|Bishop of Carlisle|
|In office||2000 – April 2009 (retired)|
|Other post(s)||Bishop of Willesden (1992–2000)|
|Ordination||1967 (deacon); 1968 (priest)|
|Consecration||22 May 1992|
|Born||4 July 1942|
|Parents||Ronald and Dorothy Christie|
|Spouse||Molly Sturges (m. 1966)|
|Children||3 adult sons; 1 adult daughter|
|Alma mater||The Queen's College, Oxford|
Geoffrey Graham Dow (born 4 July 1942) is a retired British Anglican bishop. He was the Bishop of Carlisle from 2000 to 2009, the 66th holder of the office. He is a well-known Evangelical.
Born in 1942, in Edmonton, London, Dow was educated at St Albans School and The Queen's College, Oxford.
Before his arrival in Carlisle, Dow was the vicar of Holy Trinity Church, Coventry prior to his appointment as Bishop of Willesden (an area bishopric in the Diocese of London) in 1992. He was consecrated as bishop on 22 May 1992 at St Paul's Cathedral, by George Carey, Archbishop of Canterbury.
Dow was made the Bishop of Carlisle in 2000 and retired from this position at the end of April 2009.
Dow was one of the rebel bishops who signed a letter against Rowan Williams' decision not to block the appointment of Jeffrey John as Bishop of Reading in 2003. The other diocesan bishop signatories (referred to, since there were nine, as the Nazgûl) were: Michael Scott-Joynt (Bishop of Winchester), Michael Langrish (Exeter), Michael Nazir-Ali (Rochester), Peter Forster (Chester), James Jones (Liverpool), George Cassidy (Southwell & Nottingham), John Hind (Chichester) and David James (Bradford).
In 2005, Dow attracted media attention when he said that a stone in Carlisle inscribed with a 16th-century curse should be removed. The curse was pronounced on the Border Reivers by the Archbishop of Glasgow and was inscribed on a stone as part of the city's millennium celebrations. Subsequently, some Carlisle residents blamed disasters, such as an outbreak of foot-and-mouth disease, flooding and the relegation of the local football team from its league on the presence of the stone. Dow stated that "The original curse was not a godly act. For this reason I have always said that it would be better if the stone were not there" and said he intended to ask the current archbishop of Glasgow, Mario Conti, to come to Carlisle and perform a blessing to remove the curse.
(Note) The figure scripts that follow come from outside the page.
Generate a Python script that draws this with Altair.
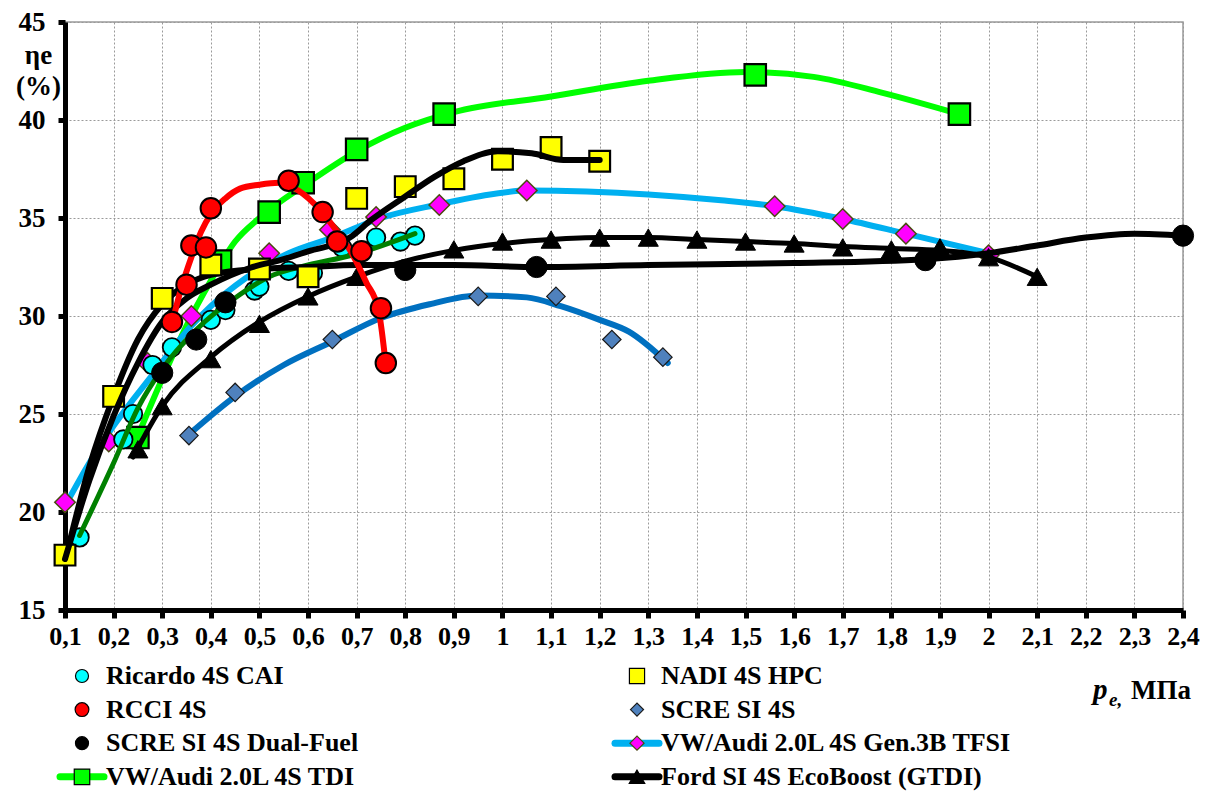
import altair as alt
import pandas as pd
import json

FONT = "Liberation Serif"

# ---------------- data ----------------
x_ticks = [0.1, 0.2, 0.3, 0.4, 0.5, 0.6, 0.7, 0.8, 0.9, 1.0, 1.1, 1.2,
           1.3, 1.4, 1.5, 1.6, 1.7, 1.8, 1.9, 2.0, 2.1, 2.2, 2.3, 2.4]
x_tick_labels = ["0,1", "0,2", "0,3", "0,4", "0,5", "0,6", "0,7", "0,8", "0,9", "1",
                 "1,1", "1,2", "1,3", "1,4", "1,5", "1,6", "1,7", "1,8", "1,9", "2",
                 "2,1", "2,2", "2,3", "2,4"]
y_ticks = [15, 20, 25, 30, 35, 40, 45]

# Ricardo 4S CAI (points) + its trend line
ricardo_x = [0.13, 0.22, 0.24, 0.28, 0.32, 0.40, 0.43, 0.49, 0.50, 0.56, 0.61, 0.67, 0.74, 0.79, 0.82]
ricardo_y = [18.7, 23.7, 25.0, 27.5, 28.4, 29.8, 30.3, 31.3, 31.5, 32.3, 32.2, 33.5, 34.0, 33.8, 34.1]
ricardo_line_x = [0.13, 0.20, 0.25, 0.30, 0.37, 0.46, 0.52, 0.60, 0.69, 0.82]
ricardo_line_y = [18.8, 22.5, 25.3, 27.3, 29.3, 31.1, 32.0, 32.6, 33.1, 34.2]

# RCCI 4S
rcci_x = [0.32, 0.35, 0.36, 0.39, 0.40, 0.56, 0.63, 0.66, 0.71, 0.75, 0.76]
rcci_y = [29.7, 31.6, 33.6, 33.5, 35.5, 36.9, 35.3, 33.8, 33.3, 30.4, 27.6]
rcci_line_x = [0.32, 0.34, 0.36, 0.38, 0.40, 0.43, 0.46, 0.50, 0.54, 0.58, 0.625, 0.66, 0.69, 0.72, 0.745, 0.76]
rcci_line_y = [29.6, 31.5, 33.0, 34.3, 35.2, 36.0, 36.5, 36.7, 36.8, 36.4, 35.4, 34.3, 33.2, 31.7, 30.3, 27.5]

# NADI 4S HPC
nadi_x = [0.10, 0.20, 0.30, 0.40, 0.50, 0.60, 0.70, 0.80, 0.90, 1.00, 1.10, 1.20]
nadi_y = [17.8, 25.9, 30.9, 32.6, 32.4, 32.0, 36.0, 36.6, 37.0, 38.0, 38.6, 37.9]
nadi_line_x = [0.10, 0.15, 0.20, 0.25, 0.30, 0.35, 0.40, 0.48, 0.55, 0.60, 0.686, 0.73, 0.80, 0.86, 0.92, 0.99, 1.06, 1.125, 1.20]
nadi_line_y = [17.6, 21.6, 24.9, 27.6, 29.7, 30.9, 31.6, 32.45, 32.9, 33.3, 34.0, 34.9, 36.1, 37.1, 37.9, 38.4, 38.3, 37.96, 37.96]

# SCRE SI 4S
scre_x = [0.355, 0.45, 0.65, 0.95, 1.11, 1.225, 1.33]
scre_y = [23.9, 26.1, 28.8, 31.0, 31.0, 28.8, 27.9]
scre_line_x = [0.357, 0.45, 0.55, 0.65, 0.75, 0.85, 0.95, 1.05, 1.12, 1.20, 1.26, 1.34]
scre_line_y = [24.0, 25.9, 27.5, 28.7, 29.9, 30.6, 31.05, 30.95, 30.5, 29.8, 29.2, 27.6]

# SCRE SI 4S Dual-Fuel
dual_x = [0.30, 0.37, 0.43, 0.80, 1.07, 1.87, 2.40]
dual_y = [27.1, 28.8, 30.7, 32.35, 32.5, 32.85, 34.1]
dual_line_x = [0.10, 0.15, 0.20, 0.25, 0.30, 0.35, 0.40, 0.50, 0.60, 0.70, 0.80, 0.90, 1.07, 1.30, 1.60, 1.87, 2.00, 2.10, 2.20, 2.30, 2.40]
dual_line_y = [17.5, 22.3, 25.9, 28.8, 30.6, 31.6, 32.1, 32.4, 32.5, 32.6, 32.6, 32.6, 32.5, 32.6, 32.7, 32.9, 33.2, 33.6, 34.0, 34.2, 34.1]

# VW/Audi 2.0L 4S Gen.3B TFSI
tfsi_x = [0.10, 0.19, 0.27, 0.36, 0.52, 0.645, 0.74, 0.87, 1.05, 1.56, 1.70, 1.83, 2.00]
tfsi_y = [20.5, 23.6, 27.6, 30.0, 33.2, 34.4, 35.05, 35.66, 36.4, 35.6, 34.95, 34.2, 33.1]
tfsi_line_x = [0.10, 0.15, 0.20, 0.28, 0.36, 0.40, 0.47, 0.56, 0.65, 0.75, 0.87, 0.95, 1.05, 1.30, 1.45, 1.56, 1.70, 1.83, 2.00]
tfsi_line_y = [20.3, 22.5, 24.4, 27.0, 29.5, 30.5, 31.9, 33.2, 34.0, 35.0, 35.7, 36.1, 36.4, 36.2, 35.9, 35.6, 34.95, 34.2, 33.2]

# VW/Audi 2.0L 4S TDI
tdi_x = [0.25, 0.42, 0.52, 0.59, 0.70, 0.88, 1.52, 1.94]
tdi_y = [23.8, 32.8, 35.3, 36.8, 38.5, 40.3, 42.3, 40.3]
tdi_line_x = [0.24, 0.30, 0.35, 0.40, 0.45, 0.50, 0.60, 0.70, 0.80, 0.90, 1.10, 1.30, 1.50, 1.64, 1.78, 1.94]
tdi_line_y = [23.3, 26.8, 29.5, 31.8, 33.8, 35.0, 36.8, 38.4, 39.6, 40.4, 41.2, 42.0, 42.45, 42.2, 41.4, 40.3]

# Ford SI 4S EcoBoost (GTDI)
ford_x = [0.25, 0.30, 0.40, 0.50, 0.60, 0.70, 0.90, 1.00, 1.10, 1.20, 1.30, 1.40, 1.50, 1.60, 1.70, 1.80, 1.90, 2.00, 2.10]
ford_y = [23.2, 25.4, 27.8, 29.6, 31.0, 32.0, 33.4, 33.8, 33.9, 34.0, 34.0, 33.9, 33.8, 33.7, 33.5, 33.4, 33.5, 33.0, 32.0]
ford_line_x = [0.24, 0.30, 0.40, 0.50, 0.60, 0.70, 0.80, 0.90, 1.00, 1.10, 1.20, 1.30, 1.40, 1.50, 1.60, 1.70, 1.80, 1.90, 2.00, 2.10]
ford_line_y = [22.8, 25.4, 27.9, 29.7, 31.0, 32.0, 32.8, 33.35, 33.7, 33.9, 34.0, 34.0, 33.9, 33.8, 33.7, 33.55, 33.45, 33.35, 33.0, 32.0]

legend_labels = ["Ricardo 4S CAI", "NADI 4S HPC", "RCCI 4S", "SCRE SI 4S",
                 "SCRE SI 4S Dual-Fuel", "VW/Audi 2.0L 4S Gen.3B TFSI",
                 "VW/Audi 2.0L 4S TDI", "Ford SI 4S EcoBoost (GTDI)"]

# ---------------- chart ----------------
W, H = 1118, 588

label_expr = "%s[round(datum.value*10)-1]" % json.dumps(x_tick_labels)

x_enc = alt.X("x:Q",
              scale=alt.Scale(domain=[0.1, 2.4], nice=False, zero=False),
              axis=alt.Axis(values=x_ticks, labelExpr=label_expr, title=None,
                            grid=True, gridDash=[2, 2], gridColor="#9a9a9a", gridWidth=1,
                            domainColor="black", domainWidth=5,
                            tickColor="black", tickWidth=5, tickSize=8,
                            labelFont=FONT, labelFontSize=26, labelFontWeight="bold",
                            labelColor="black", labelPadding=5,
                            labelOverlap=False, labelFlush=False, labelBound=False))
y_enc = alt.Y("y:Q",
              scale=alt.Scale(domain=[15, 45], nice=False, zero=False),
              axis=alt.Axis(values=y_ticks, format="d", title=["ηe", "(%)"],
                            titleAngle=0, titleX=-27, titleY=20, titleAlign="center",
                            titleBaseline="top", titleFont=FONT, titleFontSize=27,
                            titleFontWeight="bold", titleColor="black", titleLineHeight=31,
                            grid=True, gridDash=[2, 2], gridColor="#9a9a9a", gridWidth=1,
                            domainColor="black", domainWidth=5,
                            tickColor="black", tickWidth=5, tickSize=7,
                            labelFont=FONT, labelFontSize=27, labelFontWeight="bold",
                            labelColor="black", labelPadding=13))


def line(xs, ys, color, width):
    df = pd.DataFrame({"x": xs, "y": ys})
    return alt.Chart(df).mark_line(color=color, strokeWidth=width, interpolate="monotone",
                                   strokeCap="round", strokeJoin="round").encode(x=x_enc, y=y_enc)


def pts(xs, ys, shape, fill, stroke, size, sw=1.8):
    df = pd.DataFrame({"x": xs, "y": ys})
    return alt.Chart(df).mark_point(shape=shape, filled=True, fill=fill, stroke=stroke,
                                    strokeWidth=sw, size=size, opacity=1,
                                    fillOpacity=1, strokeOpacity=1).encode(x=x_enc, y=y_enc)


layers = [
    line(scre_line_x, scre_line_y, "#0070C0", 6),
    pts(scre_x, scre_y, "diamond", "#4F81BD", "#1a1a1a", 340, 1.2),
    line(tdi_line_x, tdi_line_y, "#00FF00", 6),
    pts(tdi_x, tdi_y, "square", "#00FF00", "black", 460, 2.2),
    line(tfsi_line_x, tfsi_line_y, "#00B0F0", 6),
    pts(tfsi_x, tfsi_y, "diamond", "#FF00FF", "#4a4a10", 420, 1.5),
    pts(ricardo_x, ricardo_y, "circle", "#00FFFF", "black", 340),
    line(ricardo_line_x, ricardo_line_y, "#008000", 5),
    line(ford_line_x, ford_line_y, "black", 5),
    pts(ford_x, ford_y, "triangle-up", "black", "black", 400, 1),
    line(dual_line_x, dual_line_y, "black", 6),
    pts(dual_x, dual_y, "circle", "black", "black", 450, 1),
    pts(nadi_x, nadi_y, "square", "#FFFF00", "black", 430, 2.2),
    line(nadi_line_x, nadi_line_y, "black", 6),
    line(rcci_line_x, rcci_line_y, "#FF0000", 6),
    pts(rcci_x, rcci_y, "circle", "#FF0000", "black", 420, 2),
]

# ---------------- legend (pixel positions in plot coordinates) ----------------
leg_shape = ["circle", "square", "circle", "diamond", "circle", "diamond", "square", "triangle-up"]
leg_fill = ["#00FFFF", "#FFFF00", "#FF0000", "#4F81BD", "black", "#FF00FF", "#00FF00", "black"]
leg_stroke = ["black", "black", "black", "#1a1a1a", "black", "#4a4a10", "black", "black"]
leg_line = ["", "", "", "", "", "#00B0F0", "#00FF00", "black"]
leg_size = [170, 230, 190, 170, 170, 200, 240, 240]

rows = []
for i, lab in enumerate(legend_labels):
    col, row = i % 2, i // 2
    sx = 17 if col == 0 else 572
    py = 654 + row * 33.6
    rows.append({"label": lab, "sx": sx, "sx1": sx - 22, "sx2": sx + 22,
                 "tx": sx + 24, "py": py, "shape": leg_shape[i], "fill": leg_fill[i],
                 "stroke": leg_stroke[i], "lc": leg_line[i], "size": leg_size[i]})
leg = pd.DataFrame(rows)
leg_lines = leg[leg["lc"] != ""]

legend_line_layer = alt.Chart(leg_lines).mark_rule(strokeWidth=7, strokeCap="round").encode(
    x=alt.X("sx1:Q", scale=None), x2="sx2:Q", y=alt.Y("py:Q", scale=None),
    color=alt.Color("lc:N", scale=None))
legend_sym_layer = alt.Chart(leg).mark_point(filled=True, opacity=1, strokeWidth=1.2).encode(
    x=alt.X("sx:Q", scale=None), y=alt.Y("py:Q", scale=None),
    shape=alt.Shape("shape:N", scale=None), fill=alt.Fill("fill:N", scale=None),
    stroke=alt.Stroke("stroke:N", scale=None), size=alt.Size("size:Q", scale=None))
legend_text_layer = alt.Chart(leg).mark_text(align="left", baseline="middle", font=FONT,
                                             fontSize=26, fontWeight="bold", color="black").encode(
    x=alt.X("tx:Q", scale=None), y=alt.Y("py:Q", scale=None), text="label:N")

# x-axis title "p_e, МПа"
title_df = pd.DataFrame({"t": ["p", "e,", "МПа"], "tx": [1028, 1044, 1066], "ty": [677, 684, 677],
                         "fs": [29, 19, 27], "st": ["italic", "italic", "normal"]})
title_layers = []
for _, r in title_df.iterrows():
    sub = title_df[title_df["t"] == r["t"]]
    title_layers.append(alt.Chart(sub).mark_text(align="left", baseline="alphabetic", font=FONT,
                                                 fontSize=int(r["fs"]), fontWeight="bold",
                                                 fontStyle=r["st"], color="black").encode(
        x=alt.X("tx:Q", scale=None), y=alt.Y("ty:Q", scale=None), text="t:N"))

chart = alt.layer(*layers, legend_line_layer, legend_sym_layer, legend_text_layer,
                  *title_layers).properties(
    width=W, height=H,
    autosize=alt.AutoSizeParams(type="none"),
    padding={"left": 65, "top": 22, "right": 29, "bottom": 181},
    background="white",
).configure_view(stroke="#9a9a9a", strokeWidth=1.5)

chart.save("out.html", embed_options={"renderer": "svg", "actions": False})
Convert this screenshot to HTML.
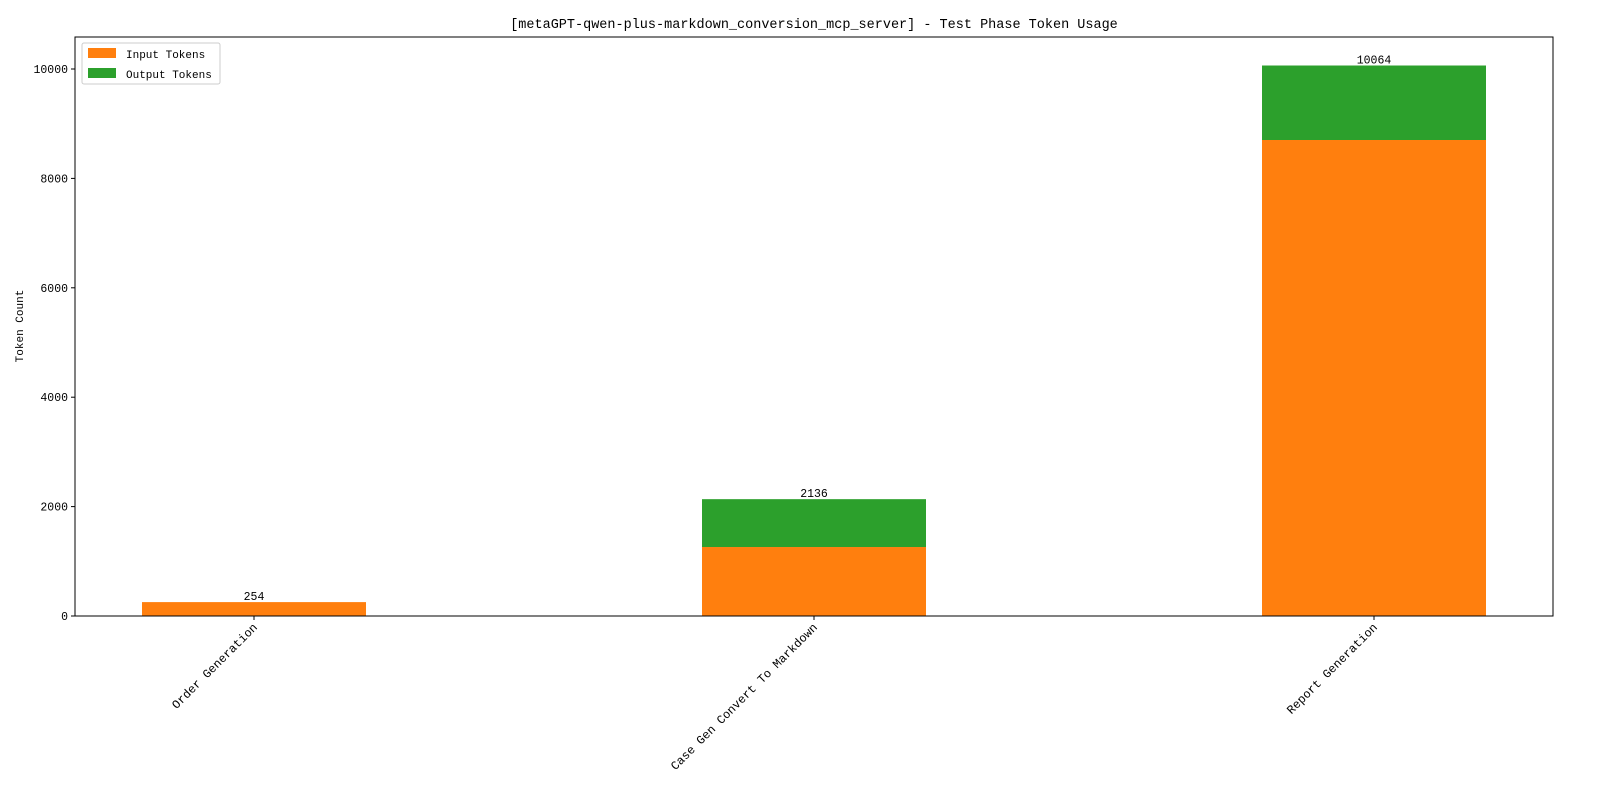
<!DOCTYPE html>
<html><head><meta charset="utf-8"><style>
html,body{margin:0;padding:0;background:#fff;overflow:hidden;width:1600px;height:800px;}
svg{display:block;}
svg text{font-family:"Liberation Mono","DejaVu Sans Mono",monospace;fill:#000;}
</style></head><body>
<svg id="chart" width="1600" height="800" xmlns="http://www.w3.org/2000/svg">
<rect x="0" y="0" width="1600" height="800" fill="#fff"/>
<text x="814" y="28" font-size="13.5" text-anchor="middle">[metaGPT-qwen-plus-markdown_conversion_mcp_server] - Test Phase Token Usage</text>
<g id="bars"></g>
<g id="axes"></g>
<rect x="75" y="37" width="1478" height="579" fill="none" stroke="#000" stroke-width="1"/>
<text transform="translate(23,326) rotate(-90)" font-size="11" text-anchor="middle">Token Count</text>
<g>
<rect x="82" y="43" width="138" height="41" fill="#fff" stroke="#ccc" rx="2"/>
<rect x="88" y="48" width="28" height="10" fill="#ff7f0e"/>
<text x="126" y="58" font-size="11">Input Tokens</text>
<rect x="88" y="68" width="28" height="10" fill="#2ca02c"/>
<text x="126" y="78" font-size="11">Output Tokens</text>
</g>
</svg>
<script>
const categories = ["Order Generation", "Case Gen Convert To Markdown", "Report Generation"];
const inputTokens = [254, 1261, 8702];
const outputTokens = [0, 875, 1362];
const yTicks = [0, 2000, 4000, 6000, 8000, 10000];

const NS = "http://www.w3.org/2000/svg";
const plotL = 75, plotR = 1553, y0 = 616, pxPerUnit = 547 / 10000;
const firstCenter = 254, step = 560, barW = 224;
function xPos(i){ return firstCenter + i * step; }
function yPos(v){ return y0 - v * pxPerUnit; }
function mk(tag, attrs, parent){
  const e = document.createElementNS(NS, tag);
  for (const k in attrs) e.setAttribute(k, attrs[k]);
  parent.appendChild(e); return e;
}
const bars = document.getElementById('bars');
const axes = document.getElementById('axes');
categories.forEach((c, i) => {
  const cx = xPos(i), inp = inputTokens[i], out = outputTokens[i], tot = inp + out;
  const r1 = mk('rect', {x: cx - barW/2, y: yPos(inp), width: barW, height: yPos(0) - yPos(inp), fill: '#ff7f0e'}, bars);
  
  
  const r2 = mk('rect', {x: cx - barW/2, y: yPos(tot), width: barW, height: yPos(inp) - yPos(tot), fill: '#2ca02c'}, bars);
  
  
  const t = mk('text', {x: cx, y: yPos(tot) - 2, 'font-size': 11.5, 'text-anchor': 'middle'}, bars);
  t.textContent = String(tot);
  
  
  mk('line', {x1: cx, x2: cx, y1: y0, y2: y0 + 4, stroke: '#000'}, axes);
  const lbl = mk('text', {transform: 'translate(' + (cx + 4) + ',' + (y0 + 12) + ') rotate(-45)', 'font-size': 12, 'text-anchor': 'end'}, axes);
  lbl.textContent = c;
  
  
});
yTicks.forEach(v => {
  const y = yPos(v);
  mk('line', {x1: plotL - 4, x2: plotL, y1: y, y2: y, stroke: '#000'}, axes);
  const t = mk('text', {x: plotL - 7, y: y + 4, 'font-size': 11.5, 'text-anchor': 'end'}, axes);
  t.textContent = String(v);
  
  
});
</script>
</body></html>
Dow's activities have included giving a blessing at the launch of HMS Astute in Barrow-in-Furness on 8 June 2007.
In July 2007, following widespread storms over parts of the United Kingdom, Dow stated that he believed the resulting flooding (in which several people were killed) was an act of divine retribution, the result of God's "strong and definite judgement" on the "moral degradation" of British society. In particular, he blamed the economic exploitation of poorer nations and the United Kingdom's introduction of laws aimed at reducing discrimination against gay people, notably the proposals to introduce same-sex marriage. He stated that "the Sexual Orientation Regulations are part of a general scene of permissiveness. We are in a situation where we are liable for God's judgement."
According to an article in The Times, Dow is a specialist in exorcism, explaining in a leaflet entitled Explaining Deliverance that "There is a view that both oral and anal sexual practice is liable to allow entry to spirits."
Dow is married to Molly and they have four adult children.